LEMPIRA


Geografía paradisíaca, donde se descubrieron restos de construcciones, templos y monumentos que evidenciaban una civilización muy particular; lugar visitado por Colón en su último viaje, eso es el territorio de la actual Honduras.

Ahí nació Lempira, cacique de la provincia de Cerquín, en los años memorables del descubrimiento y la cruza de razas producida por la conquista, en 1497.

Él es el símbolo de su raza guerrera. En el período culminante de su vida de luchas y combates, en lo más bravío de las contiendas guerreras con tribus adversarias, se da cuenta de que sus hermanos de raza corren un peligro que amenaza a todos por igual y, poniendo a un lado las rencillas, logra apagar las hogueras de los odios de tribus y tiende la mano fraternal de la paz, para hacer, de sus enemigos, aliados en defensa de sus tierras, es decir, en defensa de ese incipiente sentimiento de patria.

Sus mismos contrarios lo admiraban. Doscientos pueblos se alistaron a sus órdenes. Bajo su mando se agruparon treinta mil hombres. Pero su fuerza no consistía tan sólo en el número. Entre los que se juramentan con él para la defensa, se hallan sacerdotes, grandes señores, gente principal, en número de dos mil.

Hay en Honduras, en la provincia de Cerquín, donde él más vivió, una altura montañosa como las que cercan en Asturias a Covadonga, y en su cúspide una fortaleza, en la que se situó Lempira. Al igual que el heroico Pelayo, su lema, sin apelación, era triunfar o morir.

Los soldados de Cáceres, por orden del gobernador Montejo, le pusieron sitio para dominarlo. El capitán español creyó muy fácil la empresa ante indios a quienes juzgaba desorganizados y, como las grandes manadas, fáciles de dispersar a gritos.

Pero Lempira conocía desde niño aquellos lugares, que podía recorrer con los ojos cerrados. Fuerte y enérgico, sabía hacerse obedecer; era también previsor y astuto, con ese instinto que da la naturaleza en mayor grado a sus seres predilectos. Y otra condición brillaba en él: amaba a su tierra sojuzgada.

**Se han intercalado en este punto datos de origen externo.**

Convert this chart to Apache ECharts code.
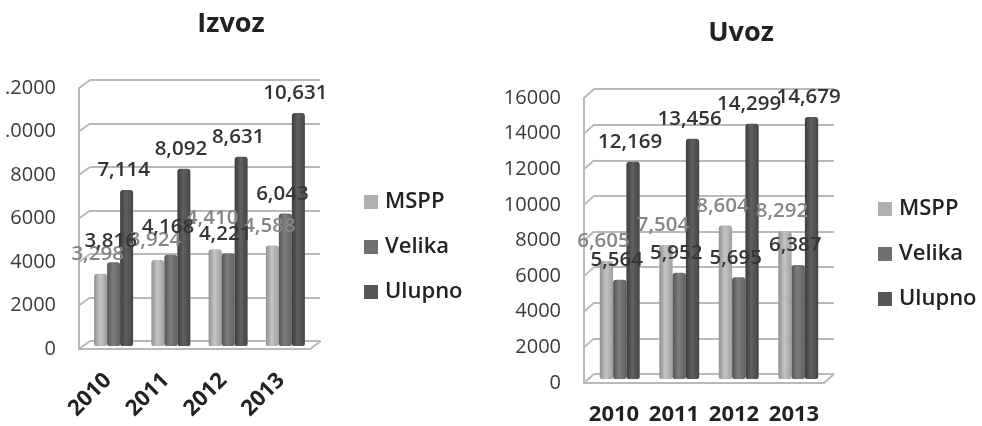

Puso en su defensa las piedras, los montes, los senderos y los ríos. Táctica salvaje pero sabia, de lo que se dieron cuenta sus enemigos por sus constantes reveses y sus pérdidas considerables. Lo que creyó Cáceres campaña de unos días, se prolongaba ya seis meses y amenazaba continuar indefinidamente muy a despecho suyo.

Si no bastaba la fuerza para sojuzgarlo, vería cómo podría obtenerlo por la astucia o la traición: se le anunció a Lempira un heraldo ú¡ paz. El caudillo, tan valiente como noble, se dispuso a recibirlo sin sospechar ninguna infamia.

A esa hora del crepúsculo se aproximó, desde el cuartel de Cáceres al fuerte de Cerquín, un heraldo a caballo. El corcel, sudoroso por la marcha y la pendiente, se detuvo a un tiro de arcabuz del sitio donde Lempira aguardaba con sus ayudantes al enviado. En la grupa del caballo venía un hábil tirador, que se escondía tras el jinete, descansando el cañón de su arma sobre el hombro de éste, para hacer el tiro más certero. Con altivez y desafío, el heraldo le gritó: “¡Ríndete, Lempira!” Y Lempira respondió con vibrante energía lo que ya cien veces había respondido: “¡No!” Se escuchó una detonación; Lempira, herido de un arcabuzazo en la frente, se desplomó como una columna. El traidor huyó.

Bien sabía Cáceres que era ese caudillo el que congregaba a los miles y miles de indígenas con su voz y su ejemplo. Porque al ver muerto al que creían invulnerable, espantados de terror supersticioso, huyeron despavoridos. Ésa fue la vida y muerte de Lempira, uno de los primeros que luchó por la tierra americana.